What better way to show emotional resonance than with a story about baking feelings into food? The symbolism in Like Water for Chocolate is admittedly none too subtle; its magical realist approach means that we can see clearly which emotion each dish represents.
But as we’ve touched on, sometimes the clearest symbols have the greatest impact. This is certainly true of the scene in which Tita’s sister, Gertrudis, is consumed by lust after eating quail with rose petal sauce — a meal infused with Tita’s erotic thoughts of her other sister’s husband, Pedro.
This symbol is particularly potent given that Pedro brought Tita the roses in the first place. Tita pours all her sexual frustration into the meal, and in this symbolic scene, we feel her love and lust for Pedro almost as powerfully as Gertrudis does.
And it can make the most obscure story relateable.
Again, keep in mind that many symbols in literature are universal. Indeed, reviewing our recent examples of symbolism, each one uses an intuitive association (water with rebirth, blood with guilt, etc.) to coax readers in the right direction.
So for authors, symbolism is not only an effective literary device, but also a way to ensure that readers connect with the story. They might not have lived in the same setting or experienced the same things as your characters — but they can still recognize the universal symbolism of a specific situation when done well.

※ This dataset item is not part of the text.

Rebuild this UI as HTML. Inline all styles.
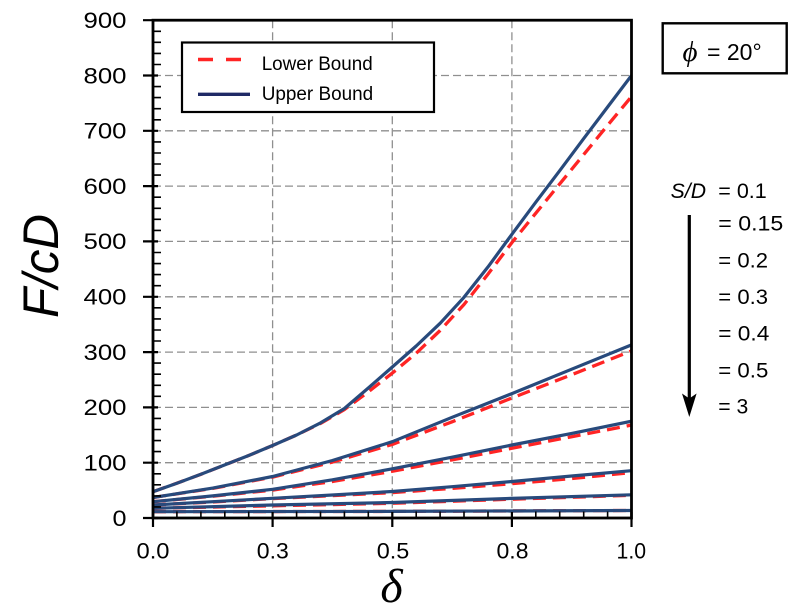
<!DOCTYPE html>
<html>
<head>
<meta charset="utf-8">
<style>
html,body{margin:0;padding:0;background:#fff;}
svg{display:block;}
text{font-family:"Liberation Sans",sans-serif;fill:#000;}
</style>
</head>
<body>
<svg width="800" height="616" viewBox="0 0 800 616" xmlns="http://www.w3.org/2000/svg">
<defs>
<clipPath id="pc"><rect x="153" y="20.2" width="478.5" height="497.8"/></clipPath>
</defs>
<rect width="800" height="616" fill="#fff"/>

<!-- gridlines -->
<g stroke="#8f8f8f" stroke-width="1.3" stroke-dasharray="8,4" fill="none">
<path d="M153 462.7H631.5M153 407.4H631.5M153 352.1H631.5M153 296.8H631.5M153 241.4H631.5M153 186.1H631.5M153 130.8H631.5M153 75.5H631.5"/>
<path d="M272.6 20.2V518M392.3 20.2V518M511.9 20.2V518"/>
</g>

<!-- curves -->
<g clip-path="url(#pc)" fill="none" stroke-linejoin="round">
<g stroke="#ff2424" stroke-width="3.3" stroke-dasharray="13,7">
<path d="M153 491.7L176.9 483.2L200.9 474.3L224.8 464.9L248.7 455.5L272.6 445.5L296.6 435.0L320.5 423.4L344.4 409.6L368.3 391.9L392.3 373.1L416.2 353.2L440.1 330.5L464 304.5L488 274.1L511.9 242.6L535.8 213.2L559.7 183.9L583.7 154.6L607.6 125.3L631.5 96.5"/>
<path d="M153 497.5L212.8 488.4L272.6 477.1L332.4 462.1L392.3 444.4L452.1 421.8L511.9 398.0L571.7 374.7L631.5 350.9"/>
<path d="M153 501.7L212.8 496.2L272.6 490.1L332.4 481.5L392.3 471.3L452.1 459.9L511.9 448.3L571.7 436.7L631.5 425.1"/>
<path d="M153 505.0L212.8 502.0L272.6 498.6L332.4 495.6L392.3 492.6L452.1 488.4L511.9 483.7L571.7 478.5L631.5 472.6"/>
<path d="M153 508.3L272.6 505.8L392.3 503.3L511.9 499.2L631.5 495.3"/>
<path d="M153 511.7L392.3 511.4L631.5 510.5"/>
</g>
<g stroke="#284a7c" stroke-width="3.2">
<path d="M153 491.7L176.9 483.2L200.9 474.3L224.8 464.9L248.7 455.5L272.6 445.5L296.6 435.0L320.5 422.9L344.4 408.5L368.3 388.0L392.3 367.0L416.2 346.0L440.1 323.3L464 297.3L488 266.9L511.9 234.3L535.8 202.2L559.7 170.7L583.7 138.6L607.6 107.0L631.5 75.5"/>
<path d="M153 497.5L212.8 488.1L272.6 476.5L332.4 460.5L392.3 441.7L452.1 417.3L511.9 393.6L571.7 369.2L631.5 344.9"/>
<path d="M153 501.7L212.8 495.9L272.6 489.3L332.4 479.8L392.3 468.8L452.1 457.2L511.9 445.0L571.7 433.4L631.5 421.2"/>
<path d="M153 505.0L212.8 501.7L272.6 498.3L332.4 495.0L392.3 491.5L452.1 486.7L511.9 481.5L571.7 476.0L631.5 470.7"/>
<path d="M153 508.3L272.6 505.0L392.3 502.5L511.9 498.4L631.5 494.8"/>
<path d="M153 511.7L392.3 511.4L631.5 510.5"/>
</g>
</g>

<!-- ticks -->
<g stroke="#000" stroke-width="1.6" fill="none">
<path d="M153 506.9h8M153 495.9h8M153 484.8h8M153 473.8h8M153 451.6h8M153 440.6h8M153 429.5h8M153 418.4h8M153 396.3h8M153 385.3h8M153 374.2h8M153 363.1h8M153 341.0h8M153 330.0h8M153 318.9h8M153 307.8h8M153 285.7h8M153 274.6h8M153 263.6h8M153 252.5h8M153 230.4h8M153 219.3h8M153 208.3h8M153 197.2h8M153 175.1h8M153 164.0h8M153 153.0h8M153 141.9h8M153 119.8h8M153 108.7h8M153 97.6h8M153 86.6h8M153 64.5h8M153 53.4h8M153 42.3h8M153 31.3h8"/>
<path d="M176.9 518v-6.5M200.9 518v-6.5M224.8 518v-6.5M248.7 518v-6.5M296.6 518v-6.5M320.5 518v-6.5M344.4 518v-6.5M368.3 518v-6.5M416.2 518v-6.5M440.1 518v-6.5M464 518v-6.5M488 518v-6.5M535.8 518v-6.5M559.7 518v-6.5M583.7 518v-6.5M607.6 518v-6.5"/>
</g>
<g stroke="#000" stroke-width="2.2" fill="none">
<path d="M143 518H158M143 462.7H158M143 407.4H158M143 352.1H158M143 296.8H158M143 241.4H158M143 186.1H158M143 130.8H158M143 75.5H158M143 20.2H158"/>
<path d="M153 512V527M272.6 512V527M392.3 512V527M511.9 512V527M631.5 512V527"/>
</g>

<!-- frame -->
<rect x="153" y="20.2" width="478.5" height="497.8" fill="none" stroke="#000" stroke-width="2.8"/>

<!-- y tick labels -->
<g font-size="22" text-anchor="end">
<text x="126.5" y="525.8" textLength="14" lengthAdjust="spacingAndGlyphs">0</text>
<text x="126.5" y="470.5" textLength="43" lengthAdjust="spacingAndGlyphs">100</text>
<text x="126.5" y="415.2" textLength="43" lengthAdjust="spacingAndGlyphs">200</text>
<text x="126.5" y="359.9" textLength="43" lengthAdjust="spacingAndGlyphs">300</text>
<text x="126.5" y="304.6" textLength="43" lengthAdjust="spacingAndGlyphs">400</text>
<text x="126.5" y="249.2" textLength="43" lengthAdjust="spacingAndGlyphs">500</text>
<text x="126.5" y="193.9" textLength="43" lengthAdjust="spacingAndGlyphs">600</text>
<text x="126.5" y="138.6" textLength="43" lengthAdjust="spacingAndGlyphs">700</text>
<text x="126.5" y="83.3" textLength="43" lengthAdjust="spacingAndGlyphs">800</text>
<text x="126.5" y="28.0" textLength="43" lengthAdjust="spacingAndGlyphs">900</text>
</g>

<!-- x tick labels -->
<g font-size="22" text-anchor="middle">
<text x="153" y="558.3" textLength="33" lengthAdjust="spacingAndGlyphs">0.0</text>
<text x="272.8" y="558.3" textLength="32" lengthAdjust="spacingAndGlyphs">0.3</text>
<text x="393" y="558.3" textLength="32.5" lengthAdjust="spacingAndGlyphs">0.5</text>
<text x="512.5" y="558.3" textLength="32" lengthAdjust="spacingAndGlyphs">0.8</text>
<text x="631.3" y="558.3" textLength="29.5" lengthAdjust="spacingAndGlyphs">1.0</text>
</g>

<!-- axis titles -->
<text transform="translate(58,266) rotate(-90)" text-anchor="middle" font-size="50" font-style="italic" textLength="104" lengthAdjust="spacingAndGlyphs">F/cD</text>
<text x="391.5" y="602" text-anchor="middle" font-size="48" font-style="italic" style="font-family:'Liberation Serif',serif">δ</text>

<!-- legend -->
<rect x="182" y="42.5" width="252" height="69.5" fill="#fff" stroke="#000" stroke-width="2.2"/>
<path d="M198 59.5H242" stroke="#ff2424" stroke-width="3.4" stroke-dasharray="15,13"/>
<path d="M198 94.3H250" stroke="#1f2a66" stroke-width="3.4"/>
<text x="261.7" y="70" font-size="19" textLength="111" lengthAdjust="spacingAndGlyphs">Lower Bound</text>
<text x="261.7" y="100" font-size="19" textLength="111.5" lengthAdjust="spacingAndGlyphs">Upper Bound</text>

<!-- phi box -->
<rect x="662.7" y="23.3" width="124" height="50" fill="#fff" stroke="#000" stroke-width="2.4"/>
<text x="682.5" y="61" font-size="29" font-style="italic" style="font-family:'Liberation Serif',serif">ϕ</text>
<text x="707" y="60" font-size="23" textLength="54.7" lengthAdjust="spacingAndGlyphs">= 20°</text>

<!-- S/D labels -->
<text x="670.7" y="198" font-size="21" font-style="italic" textLength="35.3" lengthAdjust="spacingAndGlyphs">S/D</text>
<g font-size="21">
<text x="718.3" y="198" textLength="48.4" lengthAdjust="spacingAndGlyphs">= 0.1</text>
<text x="718.3" y="230.7" textLength="65" lengthAdjust="spacingAndGlyphs">= 0.15</text>
<text x="718.3" y="267.3" textLength="49.7" lengthAdjust="spacingAndGlyphs">= 0.2</text>
<text x="718.3" y="304" textLength="49.7" lengthAdjust="spacingAndGlyphs">= 0.3</text>
<text x="718.3" y="340.7" textLength="51" lengthAdjust="spacingAndGlyphs">= 0.4</text>
<text x="718.3" y="377.3" textLength="50" lengthAdjust="spacingAndGlyphs">= 0.5</text>
<text x="718.3" y="413.5" textLength="30" lengthAdjust="spacingAndGlyphs">= 3</text>
</g>

<!-- arrow -->
<path d="M689.3 215V400" stroke="#000" stroke-width="3.2"/>
<path d="M682 393.5L689.3 398.5L696.6 393.5L689.3 417Z" fill="#000"/>
</svg>
</body>
</html>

Indeed, at the end of the day, interpreting and even using symbols as a writer isn’t all that complicated. Go with your gut, and when in doubt, remember you can always revisit the classics for confirmation of “quintessential” symbols over time.
Example: Nature and wildness in Wuthering Heights (and others)

My landlord halloed for me to stop ere I reached the bottom of the garden, and offered to accompany me across the moor. It was well he did, for the whole hill-back was one billowy, white ocean; the swells and falls not indicating corresponding rises and depressions in the ground: many pits, at least, were filled to a level; and entire ranges of mounds, the refuse of the quarries, blotted from the chart which my yesterday's walk left pictured in my mind.
Speaking of the classics, let’s look at our last example: nature and wildness in Wuthering Heights. This one is so well-known that it even features in an episode of Friends — Phoebe noting that the story is set “on these really creepy moors,” which symbolize “the wildness of Heathcliff’s character.”
And Wuthering Heights isn’t the only story to relate natural wilderness to human turmoil and ferality. The Scarlet Letter, published a few years later, implies a similar connection with Hester’s daughter Pearl — forced to live near the woods on the edge of town, Pearl becomes increasingly unruly. A better-known example might be Lord of the Flies: the longer the boys remain on the island, the more primitive they become.
This is one of symbolism’s best qualities: creators can build upon earlier works to develop symbols and make them even more powerful. Which is exactly why the greatest symbols only become richer over time!
On that note, we hope this guide has helped you better understand symbolism in literature — to both identify symbols in future reading and use them more effectively in your own work. No matter what the symbols in question are, you’ll have all the tools you need to work with them. (But again, just to be safe, steer clear of those creepy moors.)